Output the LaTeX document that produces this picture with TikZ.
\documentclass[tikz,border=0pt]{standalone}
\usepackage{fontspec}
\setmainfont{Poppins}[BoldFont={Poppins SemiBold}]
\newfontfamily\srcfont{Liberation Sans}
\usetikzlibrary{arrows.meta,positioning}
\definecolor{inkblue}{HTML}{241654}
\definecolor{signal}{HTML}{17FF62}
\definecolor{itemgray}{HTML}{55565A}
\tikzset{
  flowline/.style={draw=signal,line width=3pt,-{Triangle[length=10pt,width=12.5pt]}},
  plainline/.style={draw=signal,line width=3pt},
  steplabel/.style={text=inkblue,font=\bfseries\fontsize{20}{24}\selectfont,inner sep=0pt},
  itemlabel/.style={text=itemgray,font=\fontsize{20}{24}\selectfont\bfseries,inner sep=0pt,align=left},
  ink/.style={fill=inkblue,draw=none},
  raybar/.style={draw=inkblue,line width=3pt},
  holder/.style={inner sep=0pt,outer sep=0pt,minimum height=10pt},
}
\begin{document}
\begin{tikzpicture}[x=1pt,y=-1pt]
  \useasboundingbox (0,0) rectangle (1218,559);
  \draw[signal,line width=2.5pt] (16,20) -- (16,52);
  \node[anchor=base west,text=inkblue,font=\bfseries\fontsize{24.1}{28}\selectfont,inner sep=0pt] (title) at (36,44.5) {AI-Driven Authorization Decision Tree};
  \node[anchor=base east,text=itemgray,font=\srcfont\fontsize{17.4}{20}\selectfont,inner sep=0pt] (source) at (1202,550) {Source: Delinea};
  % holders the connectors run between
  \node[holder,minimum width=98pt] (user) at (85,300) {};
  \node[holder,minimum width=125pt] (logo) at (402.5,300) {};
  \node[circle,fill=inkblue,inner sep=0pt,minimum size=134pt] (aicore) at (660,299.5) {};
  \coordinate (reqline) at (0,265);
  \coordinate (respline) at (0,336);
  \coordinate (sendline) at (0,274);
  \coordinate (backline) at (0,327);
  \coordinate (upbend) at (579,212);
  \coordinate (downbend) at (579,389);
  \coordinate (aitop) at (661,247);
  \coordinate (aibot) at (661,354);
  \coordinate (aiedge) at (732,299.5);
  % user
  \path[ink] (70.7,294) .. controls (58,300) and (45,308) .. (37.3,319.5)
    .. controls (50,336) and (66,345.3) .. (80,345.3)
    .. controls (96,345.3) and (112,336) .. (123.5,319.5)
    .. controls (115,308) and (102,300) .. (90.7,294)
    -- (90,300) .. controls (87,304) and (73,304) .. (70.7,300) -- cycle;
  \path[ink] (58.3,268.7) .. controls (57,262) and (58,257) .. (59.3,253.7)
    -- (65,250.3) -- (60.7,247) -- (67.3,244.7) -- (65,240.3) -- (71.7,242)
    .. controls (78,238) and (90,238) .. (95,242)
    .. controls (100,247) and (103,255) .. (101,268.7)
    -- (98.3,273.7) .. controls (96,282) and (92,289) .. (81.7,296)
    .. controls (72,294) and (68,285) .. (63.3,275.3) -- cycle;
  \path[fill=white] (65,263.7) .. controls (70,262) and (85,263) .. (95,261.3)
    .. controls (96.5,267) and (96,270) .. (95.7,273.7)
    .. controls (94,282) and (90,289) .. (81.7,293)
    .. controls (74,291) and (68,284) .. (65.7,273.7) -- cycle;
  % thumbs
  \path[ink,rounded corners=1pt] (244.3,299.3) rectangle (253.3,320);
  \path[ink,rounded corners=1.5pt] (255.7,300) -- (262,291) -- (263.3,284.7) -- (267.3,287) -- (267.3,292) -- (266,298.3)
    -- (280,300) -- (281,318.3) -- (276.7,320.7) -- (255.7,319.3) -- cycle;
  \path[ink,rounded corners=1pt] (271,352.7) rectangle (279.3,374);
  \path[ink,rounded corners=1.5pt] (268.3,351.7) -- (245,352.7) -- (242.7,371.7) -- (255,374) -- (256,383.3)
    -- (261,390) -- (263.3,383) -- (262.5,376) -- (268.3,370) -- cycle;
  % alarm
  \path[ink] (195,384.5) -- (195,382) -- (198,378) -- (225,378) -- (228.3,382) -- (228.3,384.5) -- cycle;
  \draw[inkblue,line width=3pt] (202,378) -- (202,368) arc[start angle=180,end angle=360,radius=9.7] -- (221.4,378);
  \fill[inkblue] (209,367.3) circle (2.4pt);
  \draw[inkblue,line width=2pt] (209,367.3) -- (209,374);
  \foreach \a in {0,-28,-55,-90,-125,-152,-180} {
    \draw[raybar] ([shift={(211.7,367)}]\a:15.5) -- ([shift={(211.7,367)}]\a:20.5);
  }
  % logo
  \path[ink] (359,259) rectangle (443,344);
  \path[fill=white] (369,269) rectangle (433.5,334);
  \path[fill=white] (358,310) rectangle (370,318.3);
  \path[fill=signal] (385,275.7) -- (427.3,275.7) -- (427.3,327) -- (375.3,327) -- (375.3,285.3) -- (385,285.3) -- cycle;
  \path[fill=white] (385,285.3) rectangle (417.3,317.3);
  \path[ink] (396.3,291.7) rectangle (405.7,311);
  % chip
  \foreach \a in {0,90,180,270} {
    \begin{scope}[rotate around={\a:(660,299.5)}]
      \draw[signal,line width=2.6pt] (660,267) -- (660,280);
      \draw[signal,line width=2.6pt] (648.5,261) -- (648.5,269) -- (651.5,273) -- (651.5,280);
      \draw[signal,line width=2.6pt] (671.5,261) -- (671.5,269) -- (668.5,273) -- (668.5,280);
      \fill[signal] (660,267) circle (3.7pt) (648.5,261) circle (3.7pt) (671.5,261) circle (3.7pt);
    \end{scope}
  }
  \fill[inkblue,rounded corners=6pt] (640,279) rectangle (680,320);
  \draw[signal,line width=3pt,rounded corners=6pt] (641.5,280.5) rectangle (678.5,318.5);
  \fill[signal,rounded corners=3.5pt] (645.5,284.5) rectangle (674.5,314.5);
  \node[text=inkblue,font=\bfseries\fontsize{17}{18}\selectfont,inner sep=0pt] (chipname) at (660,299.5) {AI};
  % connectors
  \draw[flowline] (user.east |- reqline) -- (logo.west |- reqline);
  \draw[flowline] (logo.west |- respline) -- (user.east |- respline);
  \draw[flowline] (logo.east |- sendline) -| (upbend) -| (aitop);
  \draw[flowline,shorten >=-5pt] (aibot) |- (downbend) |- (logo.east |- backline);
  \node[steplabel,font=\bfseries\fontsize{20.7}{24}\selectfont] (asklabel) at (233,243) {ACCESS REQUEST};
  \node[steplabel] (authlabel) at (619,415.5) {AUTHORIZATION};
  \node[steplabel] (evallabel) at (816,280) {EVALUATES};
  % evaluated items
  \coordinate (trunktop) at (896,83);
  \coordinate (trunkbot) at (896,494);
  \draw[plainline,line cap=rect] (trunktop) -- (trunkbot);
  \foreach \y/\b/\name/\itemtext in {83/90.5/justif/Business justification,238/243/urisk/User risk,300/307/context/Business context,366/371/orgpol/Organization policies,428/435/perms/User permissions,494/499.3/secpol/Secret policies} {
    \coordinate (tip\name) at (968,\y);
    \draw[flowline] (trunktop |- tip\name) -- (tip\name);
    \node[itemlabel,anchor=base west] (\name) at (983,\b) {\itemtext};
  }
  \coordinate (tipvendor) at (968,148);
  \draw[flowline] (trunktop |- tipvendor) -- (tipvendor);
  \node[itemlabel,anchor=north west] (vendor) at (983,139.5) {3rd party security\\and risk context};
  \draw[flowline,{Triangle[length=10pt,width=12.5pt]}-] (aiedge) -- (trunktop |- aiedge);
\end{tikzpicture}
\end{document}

---------------

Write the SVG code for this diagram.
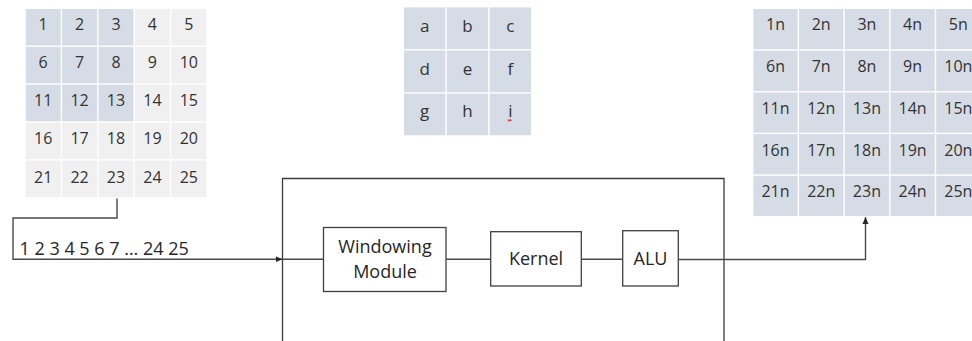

---------------

** Your goal **
The required answer is a single number: the count of lines in the entries that hold the string "this".

** Written solution **
2